Il mondo artistico appena conosciuto lo coinvolge pienamente e tra il 1964 e il 1967 Mulas va tre volte a New York, per ritrovare gli amici/artisti che aveva conosciuto lungo le calli. Inizia così a documentare quel momento straordinario nella storia dell’arte moderna che prende vita attorno al Greenwich Village a Manhattan. Fotografa Marcel Duchamp a spasso per il Central park, va in Carolina del Sud a fotografare Jasper Johns di spalle che scrive su una lavagna nera, la mano dietro la schiena regge una cartina degli Stati Uniti. Andy Warhol lo fotografa nella sua Factory con le colonne, le sedie e perfino il soffitto ricoperti di argento: “Ciò che di Warhol mi colpì – dirà poi – era la sua totale condiscendenza ad ogni mia decisione: sono certo che qualsiasi cosa gli avessi chiesto, l’avrebbe fatta”. L’elegante Barnett Newman seduto o a passeggiare davanti ad una grande tela bianca, a indicare una meticolosa preparazione prima di iniziare a dipingere. Roy Lichtenstein sta su una scala a dipingere la sua “Grande pennellata” e infine Robert Rauschenberg con gli amici a cena, nel suo grande studio pieno di oggetti di tutti i generi.
Sul finire del 1967 ne nasce una mostra, curata da Hendel Teicher, con più di cento fotografie: “Ugo Mulas: New York – The New Art Scene”. Un libro che ho sempre desiderato avere nella mia biblioteca. Il titolo rimanda proprio la stessa cosa che dicevo più sopra: Manhattan diventa il palcoscenico, la scena, dove si muovono gli artisti che ci raccontano in maniera esemplare quel mondo che ha così cambiato, non so ancora se in meglio o in peggio, il modo di concepire l’arte in tutte le sue forme.

E torniamo alle domande; a una Mulas risponde per davvero, sul tipo di pellicola che usa: “Il B/N mi interessa di più per una ragione molto elementare, il colore sembra più falso proprio perché dal colore ci si aspetta la verità, ma sono i colori che la Kodak prepara nell’emulsione, il cielo diventa di quel blu che ci è stato messo dalla Kodak (oggi si potrebbe dire quello che invita a metterci il fotoritocco digitale). Col B/N sai già che ti trovi di fronte ad una astrazione, sai già in partenza che fai una cosa che non è naturalistica, perché dai equivalenti neri, bianchi, grigi a quelli che sono poi i colori e quindi questa consapevolezza dell’artificio ti aiuta poi ad accettare il risultato.

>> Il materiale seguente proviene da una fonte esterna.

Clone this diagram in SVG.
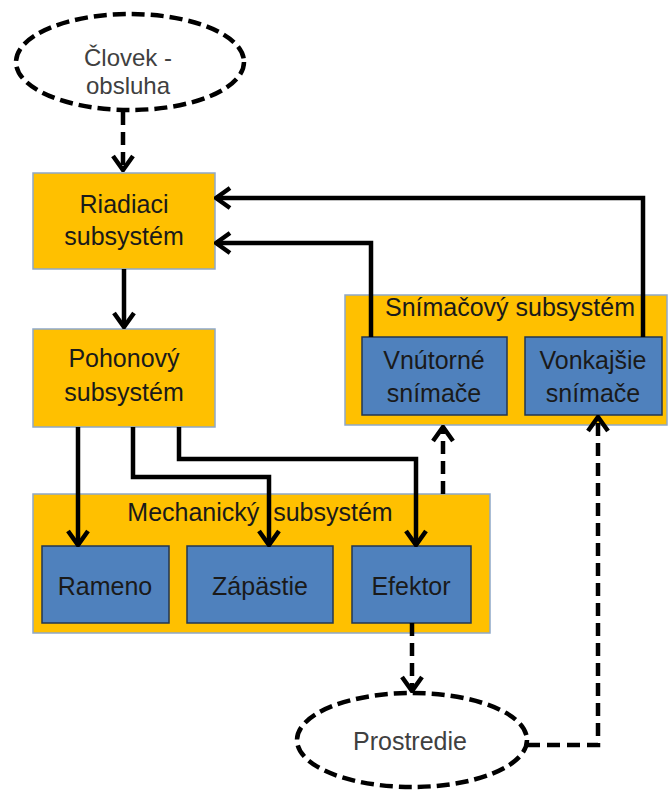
<svg xmlns="http://www.w3.org/2000/svg" width="670" height="790" viewBox="0 0 670 790">
  <style>
    .sub { fill: #FFC000; stroke: #8FA8C8; stroke-width: 1.5; }
    .part { fill: #4F81BD; stroke: #233650; stroke-width: 1.5; }
    .oval { fill: #FFFFFF; stroke: #000000; stroke-width: 4.5; stroke-dasharray: 13 6; }
    .lbl { font-family: "Liberation Sans", Arial, sans-serif; font-size: 25px; fill: #1A1A1A; text-anchor: middle; }
    .olbl { font-family: "Liberation Sans", Arial, sans-serif; font-size: 25px; fill: #404040; text-anchor: middle; }
    .wire { fill: none; stroke: #000000; stroke-width: 4.5; stroke-linejoin: miter; marker-end: url(#head); }
    .dash { stroke-dasharray: 13 7; }
  </style>
  <defs>
    <marker id="head" viewBox="0 0 18 24" refX="16" refY="12" markerWidth="18" markerHeight="24" markerUnits="userSpaceOnUse" orient="auto">
      <path d="M2,2 L16,12 L2,22" fill="none" stroke="#000000" stroke-width="4.5" stroke-linejoin="miter"/>
    </marker>
  </defs>

  <rect width="670" height="790" fill="#FFFFFF"/>

  <!-- operator -->
  <g id="clovek">
    <ellipse class="oval" cx="130" cy="62" rx="114" ry="48"/>
    <text class="olbl" x="128" y="66" style="font-size:24px">Človek -</text>
    <text class="olbl" x="128" y="94" style="font-size:24px">obsluha</text>
  </g>

  <!-- control subsystem -->
  <g id="riadiaci">
    <rect class="sub" x="33" y="173" width="182" height="96"/>
    <text class="lbl" x="124" y="213">Riadiaci</text>
    <text class="lbl" x="124" y="245">subsystém</text>
  </g>

  <!-- drive subsystem -->
  <g id="pohonovy">
    <rect class="sub" x="33" y="329" width="182" height="98"/>
    <text class="lbl" x="124" y="367">Pohonový</text>
    <text class="lbl" x="124" y="401">subsystém</text>
  </g>

  <!-- sensing subsystem -->
  <g id="snimacovy">
    <rect class="sub" x="345" y="295" width="322" height="130"/>
    <text class="lbl" x="510" y="316">Snímačový subsystém</text>
  </g>
  <g id="vnutorne">
    <rect class="part" x="362" y="337" width="145" height="78"/>
    <text class="lbl" x="434" y="369">Vnútorné</text>
    <text class="lbl" x="434" y="402">snímače</text>
  </g>
  <g id="vonkajsie">
    <rect class="part" x="525" y="337" width="137" height="78"/>
    <text class="lbl" x="593" y="369">Vonkajšie</text>
    <text class="lbl" x="593" y="402">snímače</text>
  </g>

  <!-- mechanical subsystem -->
  <g id="mechanicky">
    <rect class="sub" x="33" y="494" width="457" height="139"/>
    <text class="lbl" x="260" y="521" xml:space="preserve">Mechanický  subsystém</text>
  </g>
  <g id="rameno">
    <rect class="part" x="42" y="546" width="127" height="77"/>
    <text class="lbl" x="105" y="595">Rameno</text>
  </g>
  <g id="zapastie">
    <rect class="part" x="187" y="546" width="146" height="77"/>
    <text class="lbl" x="260" y="595">Zápästie</text>
  </g>
  <g id="efektor">
    <rect class="part" x="352" y="546" width="119" height="77"/>
    <text class="lbl" x="411" y="595">Efektor</text>
  </g>

  <!-- environment -->
  <g id="prostredie">
    <ellipse class="oval" cx="412" cy="740" rx="115" ry="47"/>
    <text class="olbl" x="410" y="750">Prostredie</text>
  </g>

  <!-- connectors -->
  <g id="connectors">
    <path class="wire dash" d="M123,112 V170"/>
    <path class="wire" d="M124,269 V327"/>
    <path class="wire" d="M643,337 V198 H216"/>
    <path class="wire" d="M371,337 V243 H216"/>
    <path class="wire" d="M78,427 V545"/>
    <path class="wire" d="M133,427 V477 H269 V545"/>
    <path class="wire" d="M179,427 V459 H416 V545"/>
    <path class="wire dash" d="M443,494 V427"/>
    <path class="wire dash" d="M412,623 V691"/>
    <path class="wire dash" d="M527,745 H598 V417"/>
  </g>
</svg>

Col B/N il discorso è più ideologico, mentale, il B/N è più un mezzo, un mezzo per fare un discorso, mentre il colore diventa fine a se stesso”. Una volta fecero una domanda simile a Olivo Barbieri, che rispose: “Io fotografo a colori perché il mondo è a colori!”. Mi venne voglia di affermare che avrebbe, allora, dovuto fare dei film visto che il mondo è sì a colori, ma anche in movimento. Quelle domande a cui invece faccio fatica a rispondere sono quelle che mi pongo tutte le volte che guardo le 14 immagini che stanno sotto il nome di “Verifiche”. Mulas le iniziò quando i medici gli diedero un paio di anni di vita. Lui venne a mancare nel 1973, ma quel lascito testamentario sta ancora lì ad interrogare. E non solo me.